Nina Strohminger holds a bachelor’s degree in cognitive science from Brown University and a doctorate in psychology from the University of Michigan, Ann Arbor. She is 70 percent psychologist, 20 percent philosopher, and 10 percent miscellaneous.

 

March 7, 11:15 a.m.-12:45 p.m.

Death and the Self in the Incomprehensible Zhuangzi

Eric Schwitzgebel
Professor of Philosophy
University of California, Riverside

The ancient Chinese philosopher Zhuangzi appears to endorse three conflicting views about death: that it is bad, that it is good, and that we don’t know whether it is bad or good.  He also envisions the possibility of radical transformations of the self into non-human form, which might or might not have something to do with death.  Schwitzgebel will try, and fail, to make sense of all this, while suggesting that if he could make sense of all this, then Zhuangzi would have failed in his philosophical aims.

Eric Schwitzgebel has written extensively on self-knowledge (he argues that we don’t have much of it), on the nature of attitudes (he argues that attitudes are expressed in your choices more than in the words that come out of your mouth), and on moral psychology (especially the not-particularly-good moral behavior of professional ethicists).  He has also written a little bit on classical Chinese philosophy.  His most recent book is Perplexities of Consciousness.

 

March 7, 2:15-3:45 p.m.

Qi for Life: Fluidity and Rhythm of Self-Transformation

Robin Wang
Professor of Philosophy and Director of Asian Pacific Studies
Loyola Marymount University

The ancient Greek philosopher Pythagoras gave us the word philosophy, the “love of wisdom.” He also indentified three distinct lifestyles: the acquisitive, the competitive, and the contemplative. He argued that contemplation, a disciplined cultivation of awareness that leads to awakening, is by far the best lifestyle.  However there may be other important lifestyles. The kind of transformative living that is rooted in the Daoist teaching is such an important example of a lifestyle not reducible to mere pursuits of desire or perfecting knowledge. For the former, it is materialistic concerns that dominate one’s ideas and goals, and for the latter, a kind of living that removes itself from a full engagement and isolates the life of the mind or “soul” predominates.  But what about a naturally engaged mind, body and spirit living that direct our vital energies to both health and growth as well as wisdom? Such a life involves knowledge and practices that activate one’s vital energy, or qi. Life as a form of qi cultivation is itself a primary aim of the Daoists. In their view, dao is both natural rhythm and a lifestyle that attunes itself to that rhythm. This talk will offer a female Daoist account and practice of self-transformation that can broaden, integrate and enhance our experience of a flourishing life.

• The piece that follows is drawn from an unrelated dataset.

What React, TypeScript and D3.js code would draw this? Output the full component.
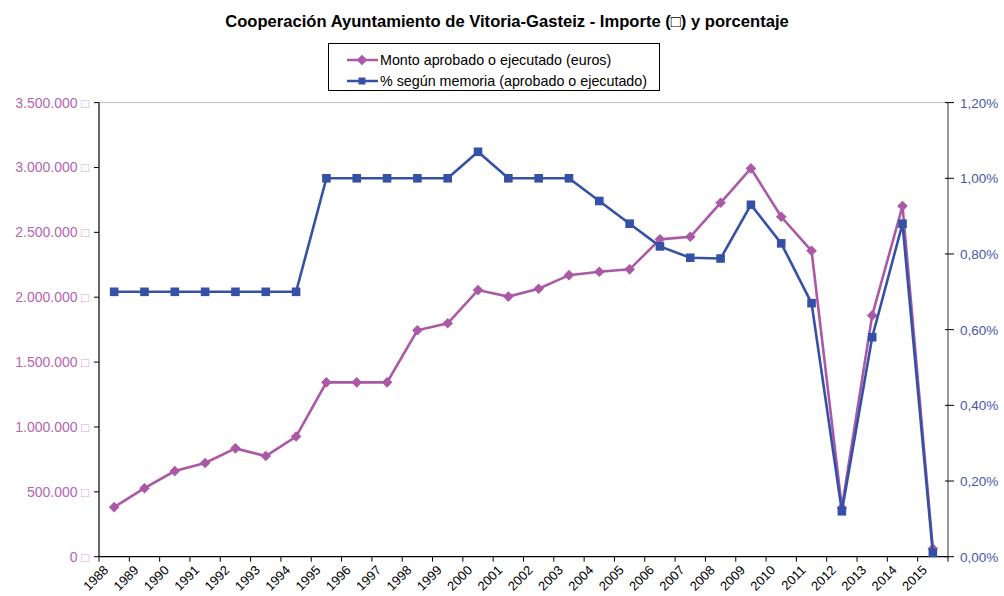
import React from 'react'
import * as d3 from 'd3'

const years = [
  '1988', '1989', '1990', '1991', '1992', '1993', '1994', '1995', '1996', '1997',
  '1998', '1999', '2000', '2001', '2002', '2003', '2004', '2005', '2006', '2007',
  '2008', '2009', '2010', '2011', '2012', '2013', '2014', '2015',
]

// Monto aprobado o ejecutado (euros)
const montoValues = [
  382000, 528000, 660000, 722000, 835000, 776000, 926000, 1344000, 1344000, 1344000,
  1745000, 1799000, 2055000, 2005000, 2065000, 2170000, 2196000, 2215000, 2446000, 2466000,
  2728000, 2993000, 2620000, 2358000, 378000, 1860000, 2703000, 62000,
]

// % según memoria (aprobado o ejecutado)
const pctValues = [
  0.70, 0.70, 0.70, 0.70, 0.70, 0.70, 0.70, 1.00, 1.00, 1.00,
  1.00, 1.00, 1.07, 1.00, 1.00, 1.00, 0.94, 0.88, 0.82, 0.79,
  0.788, 0.93, 0.828, 0.67, 0.12, 0.58, 0.88, 0.01,
]

const leftTicks = [0, 500000, 1000000, 1500000, 2000000, 2500000, 3000000, 3500000]
const rightTicks = [0, 0.2, 0.4, 0.6, 0.8, 1.0, 1.2]

const title = 'Cooperación Ayuntamiento de Vitoria-Gasteiz - Importe (□) y porcentaje'
const legendLabels = ['Monto aprobado o ejecutado (euros)', '% según memoria (aprobado o ejecutado)']

const PINK = '#ab58a6'
const BLUE = '#3451a6'
const font = '"Liberation Sans", Arial, sans-serif'

export default function App() {
  const left = 99
  const right = 948
  const top = 102.6
  const bottom = 556.7

  const x = d3.scaleBand<string>().domain(years).range([left, right])
  const yL = d3.scaleLinear().domain([0, 3500000]).range([bottom, top])
  const yR = d3.scaleLinear().domain([0, 1.2]).range([bottom, top])
  const cx = (yr: string) => (x(yr) ?? 0) + x.bandwidth() / 2

  const fmtL = (v: number) => (v === 0 ? '0' : d3.format(',')(v).replace(/,/g, '.'))
  const fmtR = (v: number) => v.toFixed(2).replace('.', ',') + '%'

  const montoLine = d3.line<number>().x((_, i) => cx(years[i])).y(d => yL(d))
  const pctLine = d3.line<number>().x((_, i) => cx(years[i])).y(d => yR(d))
  const diamond = d3.symbol().type(d3.symbolDiamond2).size(72)()
  const square = (s: number) => `M${-s},${-s}H${s}V${s}H${-s}Z`

  return (
    <svg width={1004} height={596} style={{ position: 'absolute', left: 0, top: 0, background: '#fff' }} fontFamily={font}>
      <text x={507} y={27} textAnchor="middle" fontSize={16.6} fontWeight="bold" fill="#000">{title}</text>

      {/* legend */}
      <rect x={328.5} y={43.5} width={331} height={47} fill="#fff" stroke="#000" strokeWidth={1} />
      <line x1={347} x2={378} y1={60} y2={60} stroke={PINK} strokeWidth={2.5} />
      <path d={diamond} transform="translate(362,60)" fill={PINK} />
      <text x={380} y={65} fontSize={14.3} fill="#000">{legendLabels[0]}</text>
      <line x1={347} x2={378} y1={81} y2={81} stroke={BLUE} strokeWidth={2.5} />
      <path d={square(3.5)} transform="translate(362,81)" fill={BLUE} />
      <text x={380} y={86} fontSize={14.3} fill="#000">{legendLabels[1]}</text>

      {/* top border */}
      <line x1={left} x2={right} y1={top} y2={top} stroke="#c0c0c0" strokeWidth={1} />

      {/* left axis */}
      <line x1={left} x2={left} y1={top} y2={bottom} stroke="#000" strokeWidth={1.2} />
      {leftTicks.map(t => (
        <g key={t}>
          <line x1={left - 5} x2={left} y1={yL(t)} y2={yL(t)} stroke="#000" />
          <text x={89} y={yL(t) + 5} textAnchor="end" fontSize={14} fill="#b565b3">
            {fmtL(t)}
            <tspan fill="#d9a3d6" fontSize={13}>{' □'}</tspan>
          </text>
        </g>
      ))}

      {/* right axis */}
      <line x1={right} x2={right} y1={top} y2={bottom} stroke="#555" strokeWidth={1.2} />
      {rightTicks.map(t => (
        <g key={t}>
          <line x1={right - 3} x2={right + 6} y1={yR(t)} y2={yR(t)} stroke="#000" />
          <text x={960} y={yR(t) + 5} fontSize={13.5} fill="#4858a8">{fmtR(t)}</text>
        </g>
      ))}

      {/* bottom axis */}
      <line x1={left} x2={right} y1={bottom} y2={bottom} stroke="#000" strokeWidth={1.2} />
      {years.map(yr => (
        <line key={'t' + yr} x1={x(yr)} x2={x(yr)} y1={bottom} y2={bottom + 5} stroke="#000" />
      ))}
      <line x1={right} x2={right} y1={bottom} y2={bottom + 5} stroke="#000" />
      {years.map(yr => (
        <text
          key={'l' + yr}
          transform={`translate(${cx(yr) - 5},${571}) rotate(-45)`}
          textAnchor="end"
          fontSize={13}
          fill="#000"
        >
          {yr}
        </text>
      ))}

      {/* series */}
      <path d={montoLine(montoValues) ?? ''} fill="none" stroke={PINK} strokeWidth={2.6} />
      {montoValues.map((v, i) => (
        <path key={'m' + i} d={diamond} transform={`translate(${cx(years[i])},${yL(v)})`} fill={PINK} />
      ))}
      <path d={pctLine(pctValues) ?? ''} fill="none" stroke={BLUE} strokeWidth={2.6} />
      {pctValues.map((v, i) => (
        <path key={'p' + i} d={square(4.3)} transform={`translate(${cx(years[i])},${yR(v)})`} fill={BLUE} />
      ))}
    </svg>
  )
}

Robin Wang is the author of Yinyang: The Way of Heaven and Earth in Chinese Thought and Culture (Cambridge University Press, 2012), the editor of Chinese Philosophy in an Era of Globalization, (SUNY Press, 2004) and Images of Women in Chinese Thought and Culture: Writings from the Pre-Qin Period to the Song Dynasty (Hackett, 2003). She has published many articles and essays and regularly given presentations in North America, Europe, and Asia. She has also been a consultant for the media, law firms, museums, K-12 educators, and health care professionals, and was a credited Cultural Consultant for the movie Karate Kid, 2010.